Although Reddie’s sketch doesn’t mention Equiano or The Interesting Narrative, this is not proof the book wasn’t on his mind. In fact, it is consistent with how enslavers treated many Black would-be interlocutors, from poet Phillis Wheatley to writer and shopkeeper Ignatius Sancho. Believing Black people did not belong in “civilized” conversations about science, industry, or the arts, and perhaps fearing that acknowledging their writings would legitimize them in debates over slavery, enslavers generally ignored them. Having studied the published and unpublished papers of enslavers for his dissertation, Devin had not found a single mention of Equiano or his memoir beyond a few previously known pseudonymous newspaper articles.

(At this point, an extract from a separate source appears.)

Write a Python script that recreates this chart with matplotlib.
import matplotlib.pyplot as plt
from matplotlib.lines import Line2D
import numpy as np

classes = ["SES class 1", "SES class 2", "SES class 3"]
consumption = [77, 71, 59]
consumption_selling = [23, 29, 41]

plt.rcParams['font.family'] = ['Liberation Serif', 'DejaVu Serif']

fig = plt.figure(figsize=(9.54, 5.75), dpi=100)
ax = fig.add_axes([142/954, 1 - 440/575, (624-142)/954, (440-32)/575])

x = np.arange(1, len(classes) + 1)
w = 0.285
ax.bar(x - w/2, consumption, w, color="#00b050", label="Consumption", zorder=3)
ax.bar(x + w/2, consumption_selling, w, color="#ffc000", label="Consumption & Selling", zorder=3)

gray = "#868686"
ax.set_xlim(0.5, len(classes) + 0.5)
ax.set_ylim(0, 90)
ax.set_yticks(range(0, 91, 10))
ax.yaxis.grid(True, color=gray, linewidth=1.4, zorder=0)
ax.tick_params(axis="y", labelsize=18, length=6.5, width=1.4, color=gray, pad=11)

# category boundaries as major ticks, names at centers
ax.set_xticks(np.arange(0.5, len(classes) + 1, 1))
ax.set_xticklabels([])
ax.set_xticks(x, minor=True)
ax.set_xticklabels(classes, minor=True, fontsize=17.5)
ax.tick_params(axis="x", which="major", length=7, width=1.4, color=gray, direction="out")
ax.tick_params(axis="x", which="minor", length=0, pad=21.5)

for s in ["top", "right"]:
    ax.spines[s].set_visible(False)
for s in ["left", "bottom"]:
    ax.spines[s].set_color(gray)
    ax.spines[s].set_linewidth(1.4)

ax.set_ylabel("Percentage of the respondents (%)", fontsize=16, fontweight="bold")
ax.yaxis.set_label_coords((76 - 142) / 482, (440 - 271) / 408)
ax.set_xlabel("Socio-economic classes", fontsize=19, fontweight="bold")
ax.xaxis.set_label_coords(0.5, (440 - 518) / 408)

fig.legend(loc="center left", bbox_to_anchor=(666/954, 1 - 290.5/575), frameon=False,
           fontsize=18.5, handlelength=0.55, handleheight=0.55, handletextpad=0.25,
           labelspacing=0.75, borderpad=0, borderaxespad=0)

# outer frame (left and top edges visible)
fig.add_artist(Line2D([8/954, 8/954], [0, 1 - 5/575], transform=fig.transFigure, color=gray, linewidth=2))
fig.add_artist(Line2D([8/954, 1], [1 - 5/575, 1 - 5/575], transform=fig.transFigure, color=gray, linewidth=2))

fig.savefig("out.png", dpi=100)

These silences were especially loud in the Caribbean. Although British Caribbean enslavers were known to have imported the most popular texts of the day, there is apparently no positive proof as of yet that Equiano’s memoir was among them. Contemporary library records have not survived, forcing scholars to look for book titles in less comprehensive sources, such as colonists’ estate inventories and lists of imported books printed in local newspapers.

Internal evidence also supports our theory that Reddie wrote his “Sketch of the Eboes” with The Interesting Narrative in mind. Beyond the fact that his sketch discusses the same subjects as the first chapter of Equiano’s book – itself an ethnographic overview of Igboland – there are two particularly notable passages. One closely mirrors Equiano’s description of his kidnapping and the other rejects his claim that Igboland was associated with the Kingdom of Benin.

In a feature-length article in the October 2025 issue of the WMQ, we set out our argument in greater detail. Reddie’s sketch, we contend, is partly a response to Equiano’s autobiography. It suggests that Caribbean enslavers were not just aware of Equiano’s memoir, but that they tried to respond to its portrayal of Igboland. More broadly, and taken together, we also argue that these two texts are the product of a broader “Igbo moment” in the early-modern Atlantic World.